**WRITTEN TASK:** Every line with the string "LaTeX" should be gathered.

**TASK INPUT:**

·····

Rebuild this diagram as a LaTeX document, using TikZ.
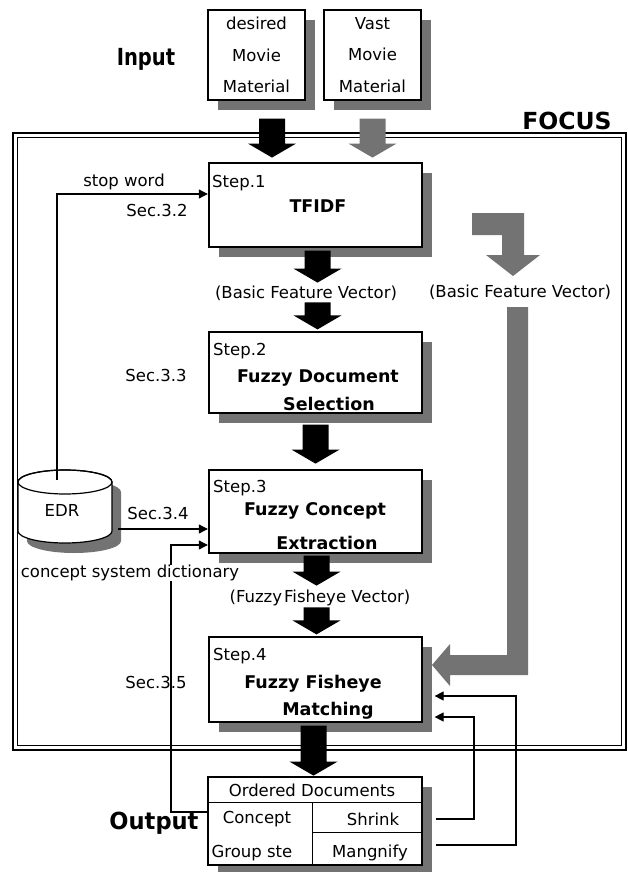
\documentclass[tikz,border=0pt]{standalone}
\usepackage{graphicx}
\usepackage{fontspec}
\setmainfont{DejaVu Sans}
\usetikzlibrary{calc,arrows.meta,shadows}
\definecolor{dgray}{gray}{0.45}
\newcommand{\blockdown}[3][black]{\fill[#1] (#2) ++(-13,0) -- ++(26,0) -- ++(0,#3-14) -- ++(11,0) -- ++(-24,14) -- ++(-24,-14) -- ++(11,0) -- cycle;}
\begin{document}
\begin{tikzpicture}[x=1pt,y=-1pt,
  every node/.style={inner sep=0pt, font=\fontsize{16.5}{19}\selectfont},
  box/.style={draw, line width=1.2pt, fill=white},
  shad/.style={drop shadow={shadow xshift=10pt,shadow yshift=-10pt,opacity=1,fill=dgray}},
  boldtxt/.style={font=\fontsize{17.5}{20}\selectfont\bfseries},
  conn/.style={line width=1.1pt, -{Triangle[length=9pt,width=9pt]}},
  title/.style={font=\fontsize{23.5}{26}\selectfont\bfseries}
]
\useasboundingbox (0,0) rectangle (627,872);

% FOCUS frame (double line)
\draw[line width=1.5pt] (13,133) rectangle (626,750);
\draw[line width=0.8pt] (17.5,137.5) rectangle (621.5,745.5);
\node[title] (focus) at (567,121) {FOCUS};

% titles
\node[title] (inp) at (146,59) {\scalebox{0.83}[1]{Input}};
\node[title] (outp) at (154,823) {\scalebox{0.96}[1]{Output}};

% input boxes
\node[box,shad,minimum width=97pt,minimum height=90pt,align=center,
      font=\fontsize{16.5}{31.5}\selectfont] (in1) at (256.5,55) {desired\\Movie\\Material};
\node[box,shad,minimum width=97pt,minimum height=90pt,align=center,
      font=\fontsize{16.5}{31.5}\selectfont] (in2) at (372.5,55) {Vast\\Movie\\Material};

% EDR cylinder
\fill[dgray, shift={(9,10)}] (18,482) -- (18,531) arc[start angle=180,end angle=0,x radius=47,y radius=12] -- (112,482) arc[start angle=0,end angle=-180,x radius=47,y radius=12] -- cycle;
\draw[line width=1.2pt, fill=white] (18,482) -- (18,531) arc[start angle=180,end angle=0,x radius=47,y radius=12] -- (112,482) arc[start angle=0,end angle=-180,x radius=47,y radius=12] -- cycle;
\draw[line width=1.2pt] (65,482) ellipse [x radius=47, y radius=12];
\node (edr) at (62,510) {EDR};
\coordinate (edrtop) at (57,480);
\coordinate (edrR) at (118,529);

% side labels
\node (stopw) at (124,182) {stop word};
\node (sec32) at (157,210) {Sec.3.2};
\node (sec33) at (156,375) {Sec.3.3};
\node (sec34) at (158,513) {Sec.3.4};
\node (sec35) at (156,682) {Sec.3.5};
\node (bfv1) at (306,293) {(Basic Feature Vector)};
\node (bfv2) at (520,292) {(Basic Feature Vector)};
\node (ffv) at (320,598) {(Fuzzy\hspace{2pt}Fisheye Vector)};

% step boxes
\node[box,shad,minimum width=213pt,minimum height=84pt] (s1) at (315.5,205) {};
\node[box,shad,minimum width=213pt,minimum height=81pt] (s2) at (315.5,372.5) {};
\node[box,shad,minimum width=213pt,minimum height=83pt] (s3) at (315.5,511.5) {};
\node[box,shad,minimum width=213pt,minimum height=85pt] (s4) at (315.5,679.5) {};

% output box
\node[box,shad,minimum width=214pt,minimum height=88pt] (out) at (315,821) {};
\draw[line width=1pt] (208.4,802) -- (421.6,802);
\draw[line width=1pt] (312,802) -- (312,865);
\draw[line width=1pt] (312,832) -- (421.6,832);
\node (od) at (312,790) {Ordered Documents};
\node (cc) at (257,819) {Concept};
\node (gs) at (252,853) {Group ste};
\node (sh) at (373,819) {Shrink};
\node (mg) at (370,853) {Mangnify};

% thin connectors
\coordinate (t1) at (207.8,194);
\coordinate (t3a) at (207.8,529);
\coordinate (t3b) at (207.8,545);
\draw[conn] (edrtop) |- (t1);
\draw[conn] (edrR) -- (t3a);
\draw[conn] ($(out.west)+(0,-9)$) -- (171,812) -- (171,545) -- (t3b);
\draw[conn] ($(out.east)+(13,-2)$) -- (474,819) -- (474,717) -- ($(s4.east)+(12,37.5)$);
\draw[conn] ($(out.east)+(13,24)$) -- (516,845) -- (516,696) -- ($(s4.east)+(12,16.5)$);
\node[fill=white] (csd) at (130,573) {concept system dictionary};

% block arrows
\blockdown{$(in1.south)+(15.5,18)$}{39}
\blockdown[dgray]{$(in2.south)+(0,18)$}{39}
\blockdown{$(s1.south)+(2,3)$}{32}
\blockdown{$(s2.north)+(2,-29)$}{27}
\blockdown{$(s2.south)+(0,11)$}{39}
\blockdown{$(s3.south)+(1,2)$}{30}
\blockdown{$(s4.north)+(1,-29)$}{27}
\blockdown{$(s4.south)+(-2,3)$}{50}

% gray bent arrows
\fill[dgray] (472,213) -- (524,213) -- (524,255) -- (540,255) -- (513,276) -- (486,255) -- (502,255) -- (502,235) -- (472,235) -- cycle;
\fill[dgray] (507,307) -- (528,307) -- (528,675) -- (450,675) -- (450,686) -- (432,665) -- (450,644) -- (450,655) -- (507,655) -- cycle;

% step texts
\node[anchor=west] (s1t) at (212,183) {Step.1};
\node[boldtxt] (s1n) at (318,206) {TFIDF};
\node[anchor=west] (s2t) at (213,351) {Step.2};
\node[boldtxt] (s2n) at (318,378) {Fuzzy Document};
\node[boldtxt] (s2m) at (329,404) {Selection};
\node[anchor=west] (s3t) at (213,488) {Step.3};
\node[boldtxt] (s3n) at (315,511) {Fuzzy Concept};
\node[boldtxt] (s3m) at (327,543) {Extraction};
\node[anchor=west] (s4t) at (213,656) {Step.4};
\node[boldtxt] (s4n) at (313,684) {Fuzzy Fisheye};
\node[boldtxt] (s4m) at (328,711) {Matching};
\end{tikzpicture}
\end{document}
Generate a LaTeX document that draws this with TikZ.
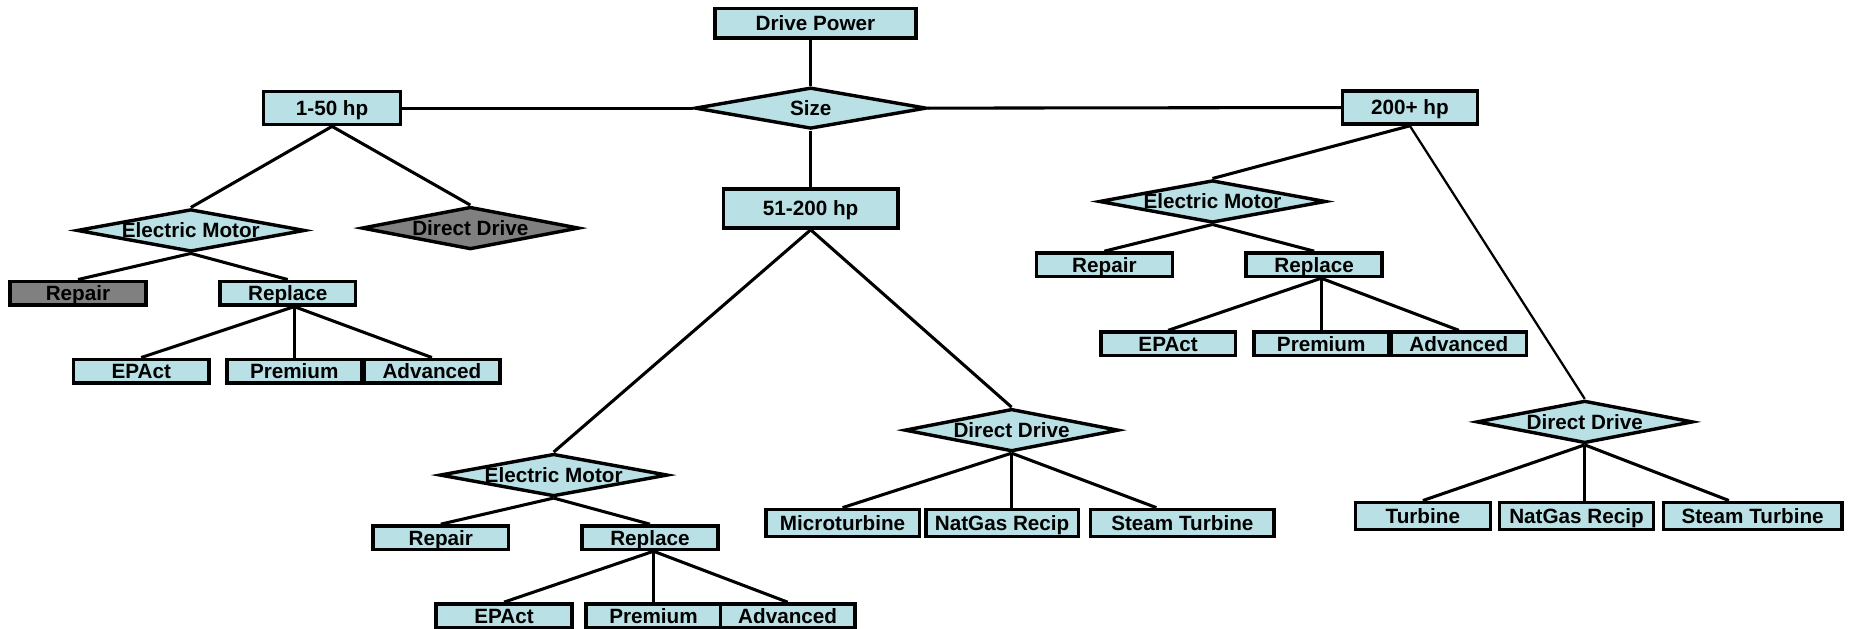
\documentclass[tikz,border=0pt]{standalone}
\usepackage{fontspec}
\setmainfont{Liberation Sans}
\usetikzlibrary{shapes.geometric,positioning}
\definecolor{boxcyan}{RGB}{185,224,228}
\definecolor{boxgrey}{RGB}{128,128,128}

\begin{document}
\begin{tikzpicture}[x=1pt, y=-1pt, node distance=116pt, block/.style={rectangle, draw, fill=boxcyan, line width=2.9pt, minimum width=115pt, minimum height=20pt, inner sep=0pt, text height=12.5pt, text depth=0pt, font=\fontsize{17.5}{20}\selectfont\bfseries}, decision/.style={block, diamond, aspect=5.3, inner sep=-2pt, minimum width=193pt, minimum height=36pt}, off/.style={fill=boxgrey}, link/.style={line width=2.6pt}]
  {
  \useasboundingbox (0,0) rectangle (1568,532);
  % top of the tree
  \node[block, minimum width=170pt, minimum height=25pt] (power) at (690,19.5) {Drive Power};
  \node[decision, minimum width=196pt, minimum height=35pt] (size) at (686,91.5) {Size};
  \node[block, minimum width=116pt, minimum height=28pt] (small) at (281,91.5) {1-50 hp};
  \node[block, minimum width=148pt, minimum height=33pt] (medium) at (686,176.5) {51-200 hp};
  \node[block, minimum width=114pt, minimum height=28pt] (large) at (1193,91) {200+ hp};

  % 1-50 hp
  \node[decision] (motorA) at (161.5,195) {Electric Motor};
  \node[decision, off, minimum width=184pt] (directA) at (398,193) {Direct Drive};
  \node[block, off] (repairA) at (66,248) {Repair};
  \node[block, right of=repairA, node distance=177.5pt] (replaceA) {Replace};
  \node[block] (epactA) at (119.5,314) {EPAct};
  \node[block, right of=epactA, node distance=129.5pt, minimum width=114pt] (premiumA) {Premium};
  \node[block, right of=premiumA, node distance=116.5pt] (advancedA) {Advanced};
  \coordinate (forkA) at (premiumA.north |- replaceA.south);

  % 51-200 hp
  \node[decision] (motorB) at (468.5,402) {Electric Motor};
  \node[block] (repairB) at (373,455) {Repair};
  \node[block, right of=repairB, node distance=177pt] (replaceB) {Replace};
  \node[block] (epactB) at (426.5,521) {EPAct};
  \node[block, right of=epactB, node distance=126.5pt, minimum width=114pt] (premiumB) {Premium};
  \node[block, right of=premiumB, node distance=113.5pt, minimum width=114pt] (advancedB) {Advanced};
  \coordinate (forkB) at (premiumB.north |- replaceB.south);
  \node[decision, minimum width=181pt] (directB) at (856,364) {Direct Drive};
  \node[block, minimum width=130pt, minimum height=23pt] (microB) at (713,442.5) {Microturbine};
  \node[block, right of=microB, node distance=135pt, minimum width=129pt, minimum height=23pt] (gasB) {NatGas Recip};
  \node[block, right of=gasB, node distance=152.5pt, minimum width=155pt, minimum height=23pt] (steamB) {Steam Turbine};

  % 200+ hp
  \node[decision, minimum width=192pt] (motorC) at (1026,170.5) {Electric Motor};
  \node[block] (repairC) at (934.5,224) {Repair};
  \node[block, right of=repairC, node distance=177.5pt] (replaceC) {Replace};
  \node[block, minimum width=114pt] (epactC) at (988.5,291) {EPAct};
  \node[block, right of=epactC, node distance=129.5pt, minimum width=114pt] (premiumC) {Premium};
  \node[block, right of=premiumC, node distance=116.5pt, minimum width=114pt] (advancedC) {Advanced};
  \coordinate (forkC) at (premiumC.north |- replaceC.south);
  \node[decision, minimum width=183pt] (directC) at (1341,357) {Direct Drive};
  \node[block, minimum width=114pt, minimum height=23pt] (turbC) at (1204,436.5) {Turbine};
  \node[block, right of=turbC, node distance=130pt, minimum width=130pt, minimum height=23pt] (gasC) {NatGas Recip};
  \node[block, right of=gasC, node distance=149pt, minimum width=151pt, minimum height=23pt] (steamC) {Steam Turbine};

  \draw[link] (size.north) -- (size.north |- power.south);
  \draw[link] (size.west) -- (small.east);
  \draw[link] (size.east) -- (large.west);
  \draw[link] (size.south) -- (medium.north);

  \draw[link] (small.south) -- (motorA.north);
  \draw[link] (small.south) -- (directA.north);
  \draw[link] (motorA.south) -- (repairA.north);
  \draw[link] (motorA.south) -- (replaceA.north);
  \draw[link] (forkA) -- (epactA.north);
  \draw[link] (forkA) -- (premiumA.north);
  \draw[link] (forkA) -- (advancedA.north);

  \draw[link] (medium.south) -- (motorB.north);
  \draw[link] (medium.south) -- (directB.north);
  \draw[link] (motorB.south) -- (repairB.north);
  \draw[link] (motorB.south) -- (replaceB.north);
  \draw[link] (forkB) -- (epactB.north);
  \draw[link] (forkB) -- (premiumB.north);
  \draw[link] (forkB) -- (advancedB.north);
  \draw[link] (directB.south) -- (microB.north);
  \draw[link] (directB.south) -- (directB.south |- gasB.north);
  \draw[link] (directB.south) -- ([xshift=-22pt]steamB.north);

  \draw[link] (large.south) -- (motorC.north);
  \draw[link, line width=1.9pt] (large.south) -- (directC.north);
  \draw[link] (motorC.south) -- (repairC.north);
  \draw[link] (motorC.south) -- (replaceC.north);
  \draw[link] (forkC) -- (epactC.north);
  \draw[link] (forkC) -- (premiumC.north);
  \draw[link] (forkC) -- (advancedC.north);
  \draw[link] (directC.south) -- (turbC.north);
  \draw[link] (directC.south) -- (directC.south |- gasC.north);
  \draw[link] (directC.south) -- ([xshift=-20pt]steamC.north);
  }
\end{tikzpicture}
\end{document}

·····

**SOLVED PROBLEM:**
Rebuild this diagram as a LaTeX document, using TikZ.
Generate a LaTeX document that draws this with TikZ.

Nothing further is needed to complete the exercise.